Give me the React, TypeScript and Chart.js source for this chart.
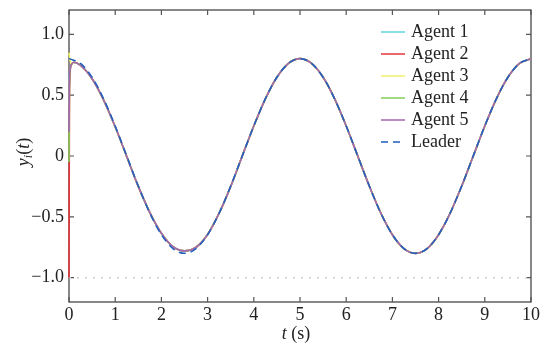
import { useEffect, useRef } from 'react';
import { Chart, registerables } from 'chart.js';

Chart.register(...registerables);

const FONT = '"Liberation Serif", "Times New Roman", serif';

// Time grids (s)
const leaderT = [0, 0.25, 0.5, 0.75, 1, 1.25, 1.5, 1.75, 2, 2.25, 2.5, 2.75, 3, 3.25, 3.5, 3.75, 4, 4.25, 4.5, 4.75, 5, 5.25, 5.5, 5.75, 6, 6.25, 6.5, 6.75, 7, 7.25, 7.5, 7.75, 8, 8.25, 8.5, 8.75, 9, 9.25, 9.5, 9.75, 10];
const leaderY = [0.8, 0.761, 0.647, 0.47, 0.247, 0, -0.247, -0.47, -0.647, -0.761, -0.8, -0.761, -0.647, -0.47, -0.247, 0, 0.247, 0.47, 0.647, 0.761, 0.8, 0.761, 0.647, 0.47, 0.247, 0, -0.247, -0.47, -0.647, -0.761, -0.8, -0.761, -0.647, -0.47, -0.247, 0, 0.247, 0.47, 0.647, 0.761, 0.8];

const agentT = [0, 0.01, 0.05, 0.1, 0.25, 0.5, 0.75, 1, 1.25, 1.5, 1.75, 2, 2.25, 2.5, 2.75, 3, 3.25, 3.5, 3.75, 4, 4.25, 4.5, 4.75, 5, 5.25, 5.5, 5.75, 6, 6.25, 6.5, 6.75, 7, 7.25, 7.5, 7.75, 8, 8.25, 8.5, 8.75, 9, 9.25, 9.5, 9.75, 10];
const agentTail = [0.75, 0.77, 0.745, 0.635, 0.46, 0.24, -0.005, -0.25, -0.465, -0.635, -0.745, -0.78, -0.75, -0.645, -0.47, -0.25, 0, 0.247, 0.47, 0.647, 0.761, 0.8, 0.761, 0.647, 0.47, 0.247, 0, -0.247, -0.47, -0.647, -0.761, -0.8, -0.761, -0.647, -0.47, -0.247, 0, 0.247, 0.47, 0.647, 0.761, 0.8];
const agent1 = [0.4, 0.66, ...agentTail];
const agent2 = [-1.0, 0.55, ...agentTail];
const agent3 = [0.85, 0.82, ...agentTail];
const agent4 = [-0.05, 0.6, ...agentTail];
const agent5 = [0.2, 0.63, ...agentTail];

const refT = [0, 10];
const refY = [-1, -1];

const xTicks = [0, 1, 2, 3, 4, 5, 6, 7, 8, 9, 10];
const yTicks = [-1, -0.5, 0, 0.5, 1];
const yTickLabels = ['\u22121.0', '\u22120.5', '0', '0.5', '1.0'];

const agentLabels = ['Agent 1', 'Agent 2', 'Agent 3', 'Agent 4', 'Agent 5'];
const agentColors = ['#62d3df', '#e2343c', '#f2ee6c', '#84cc58', '#a665b0'];
const leaderColor = '#1f5fc0';

const zip = (t: number[], y: number[]) => t.map((x, i) => ({ x, y: y[i] }));

function drawParts(ctx: CanvasRenderingContext2D, parts: { t: string; it?: boolean; sub?: boolean }[], size: number) {
  const fontOf = (p: any) => `${p.it ? 'italic ' : ''}${p.sub ? Math.round(size * 0.68) : size}px ${FONT}`;
  let w = 0;
  parts.forEach((p) => { ctx.font = fontOf(p); w += ctx.measureText(p.t).width; });
  let x = -w / 2;
  parts.forEach((p) => {
    ctx.font = fontOf(p);
    ctx.fillText(p.t, x, p.sub ? size * 0.28 : 0);
    x += ctx.measureText(p.t).width;
  });
}

const framePlugin = {
  id: 'frame',
  beforeDatasetsDraw(chart: any) {
    const ctx: CanvasRenderingContext2D = chart.ctx;
    const { left, right, top, bottom } = chart.chartArea;
    const xs = chart.scales.x;
    const ys = chart.scales.y;
    ctx.save();
    ctx.strokeStyle = '#555';
    ctx.lineWidth = 1.4;
    ctx.strokeRect(left, top, right - left, bottom - top);
    ctx.lineWidth = 1.2;
    ctx.beginPath();
    xTicks.forEach((v) => {
      const px = xs.getPixelForValue(v);
      ctx.moveTo(px, bottom); ctx.lineTo(px, bottom - 5);
      ctx.moveTo(px, top); ctx.lineTo(px, top + 5);
    });
    yTicks.forEach((v) => {
      const py = ys.getPixelForValue(v);
      ctx.moveTo(left, py); ctx.lineTo(left + 5, py);
      ctx.moveTo(right, py); ctx.lineTo(right - 5, py);
    });
    ctx.stroke();
    ctx.restore();
  },
  afterDraw(chart: any) {
    const ctx: CanvasRenderingContext2D = chart.ctx;
    const { left, right } = chart.chartArea;
    ctx.save();
    // axis titles
    ctx.fillStyle = '#222';
    ctx.textBaseline = 'middle';
    ctx.textAlign = 'left';
    ctx.save();
    ctx.translate((left + right) / 2 - 4, 334);
    drawParts(ctx, [{ t: 't', it: true }, { t: ' (s)' }], 18);
    ctx.restore();
    ctx.save();
    ctx.translate(24, 152);
    ctx.rotate(-Math.PI / 2);
    drawParts(ctx, [{ t: 'y', it: true }, { t: 'i', it: true, sub: true }, { t: '(' }, { t: 't', it: true }, { t: ')' }], 18);
    ctx.restore();

    // legend
    const ds = chart.data.datasets.filter((d: any) => !d.hideLegend);
    const rowY = [32, 54, 76, 98, 120, 142];
    ds.forEach((d: any, i: number) => {
      const y = rowY[i];
      ctx.beginPath();
      ctx.strokeStyle = d.borderColor;
      ctx.lineWidth = 1.5;
      ctx.setLineDash(d.borderDash && d.borderDash.length ? [7, 5] : []);
      ctx.moveTo(381, y);
      ctx.lineTo(405, y);
      ctx.stroke();
      ctx.setLineDash([]);
      ctx.font = `18px ${FONT}`;
      ctx.fillStyle = '#222';
      ctx.textAlign = 'left';
      ctx.fillText(d.label, 411, y);
    });
    ctx.restore();
  },
};

export default function App() {
  const ref = useRef<HTMLCanvasElement>(null);
  useEffect(() => {
    if (!ref.current) return;
    const agents = [agent1, agent2, agent3, agent4, agent5];
    const datasets: any[] = agents.map((a, i) => ({
      label: agentLabels[i],
      data: zip(agentT, a),
      borderColor: agentColors[i],
      borderWidth: 1.6,
      pointRadius: 0,
      clip: 3,
      cubicInterpolationMode: 'monotone',
      order: 5 - i,
    }));
    datasets.push({
      label: 'Leader',
      data: zip(leaderT, leaderY),
      borderColor: leaderColor,
      borderWidth: 1.5,
      borderDash: [7, 5],
      pointRadius: 0,
      clip: 3,
      cubicInterpolationMode: 'monotone',
      order: 0,
    });
    datasets.push({
      label: 'ref',
      hideLegend: true,
      data: zip(refT, refY),
      borderColor: '#cfcfcf',
      borderWidth: 1.5,
      borderDash: [2, 6],
      pointRadius: 0,
      order: 10,
    });
    const chart = new Chart(ref.current, {
      type: 'line',
      data: { datasets },
      options: {
        animation: false,
        responsive: false,
        layout: { padding: { left: 0, right: 14, top: 10, bottom: 0 } },
        plugins: { legend: { display: false }, tooltip: { enabled: false } },
        scales: {
          x: {
            type: 'linear',
            min: 0,
            max: 10,
            grid: { display: false, drawTicks: false },
            border: { display: false },
            afterBuildTicks: (s: any) => { s.ticks = xTicks.map((v) => ({ value: v })); },
            afterFit: (s: any) => { s.height = 45; s.paddingLeft = 0; s.paddingRight = 0; },
            ticks: { font: { family: FONT, size: 18 }, color: '#222', padding: 2, maxRotation: 0, callback: (v: any) => String(v) },
          },
          y: {
            type: 'linear',
            min: -1.2,
            max: 1.2,
            grid: { display: false, drawTicks: false },
            border: { display: false },
            afterBuildTicks: (s: any) => { s.ticks = yTicks.map((v) => ({ value: v })); },
            afterFit: (s: any) => { s.width = 69; s.paddingTop = 0; s.paddingBottom = 0; },
            ticks: {
              font: { family: FONT, size: 18 },
              color: '#222',
              padding: 5,
              callback: (v: any) => { const i = yTicks.indexOf(Number(v)); return i >= 0 ? yTickLabels[i] : ''; },
            },
          },
        },
      } as any,
      plugins: [framePlugin],
    });
    return () => chart.destroy();
  }, []);
  return (
    <div style={{ position: 'fixed', left: 0, top: 0, width: 545, height: 347, background: '#fff' }}>
      <canvas ref={ref} width={545} height={347} />
    </div>
  );
}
::::::::::
▶ [Task to complete]: Write out the lines from the start of the material to the line with "const zip = (t: number[], y: number[])", inclusive and exactly. Skip the pictures.

▶ [Full answer]:
Give me the React, TypeScript and Chart.js source for this chart.
import { useEffect, useRef } from 'react';
import { Chart, registerables } from 'chart.js';

Chart.register(...registerables);

const FONT = '"Liberation Serif", "Times New Roman", serif';

// Time grids (s)
const leaderT = [0, 0.25, 0.5, 0.75, 1, 1.25, 1.5, 1.75, 2, 2.25, 2.5, 2.75, 3, 3.25, 3.5, 3.75, 4, 4.25, 4.5, 4.75, 5, 5.25, 5.5, 5.75, 6, 6.25, 6.5, 6.75, 7, 7.25, 7.5, 7.75, 8, 8.25, 8.5, 8.75, 9, 9.25, 9.5, 9.75, 10];
const leaderY = [0.8, 0.761, 0.647, 0.47, 0.247, 0, -0.247, -0.47, -0.647, -0.761, -0.8, -0.761, -0.647, -0.47, -0.247, 0, 0.247, 0.47, 0.647, 0.761, 0.8, 0.761, 0.647, 0.47, 0.247, 0, -0.247, -0.47, -0.647, -0.761, -0.8, -0.761, -0.647, -0.47, -0.247, 0, 0.247, 0.47, 0.647, 0.761, 0.8];

const agentT = [0, 0.01, 0.05, 0.1, 0.25, 0.5, 0.75, 1, 1.25, 1.5, 1.75, 2, 2.25, 2.5, 2.75, 3, 3.25, 3.5, 3.75, 4, 4.25, 4.5, 4.75, 5, 5.25, 5.5, 5.75, 6, 6.25, 6.5, 6.75, 7, 7.25, 7.5, 7.75, 8, 8.25, 8.5, 8.75, 9, 9.25, 9.5, 9.75, 10];
const agentTail = [0.75, 0.77, 0.745, 0.635, 0.46, 0.24, -0.005, -0.25, -0.465, -0.635, -0.745, -0.78, -0.75, -0.645, -0.47, -0.25, 0, 0.247, 0.47, 0.647, 0.761, 0.8, 0.761, 0.647, 0.47, 0.247, 0, -0.247, -0.47, -0.647, -0.761, -0.8, -0.761, -0.647, -0.47, -0.247, 0, 0.247, 0.47, 0.647, 0.761, 0.8];
const agent1 = [0.4, 0.66, ...agentTail];
const agent2 = [-1.0, 0.55, ...agentTail];
const agent3 = [0.85, 0.82, ...agentTail];
const agent4 = [-0.05, 0.6, ...agentTail];
const agent5 = [0.2, 0.63, ...agentTail];

const refT = [0, 10];
const refY = [-1, -1];

const xTicks = [0, 1, 2, 3, 4, 5, 6, 7, 8, 9, 10];
const yTicks = [-1, -0.5, 0, 0.5, 1];
const yTickLabels = ['\u22121.0', '\u22120.5', '0', '0.5', '1.0'];

const agentLabels = ['Agent 1', 'Agent 2', 'Agent 3', 'Agent 4', 'Agent 5'];
const agentColors = ['#62d3df', '#e2343c', '#f2ee6c', '#84cc58', '#a665b0'];
const leaderColor = '#1f5fc0';

const zip = (t: number[], y: number[]) => t.map((x, i) => ({ x, y: y[i] }));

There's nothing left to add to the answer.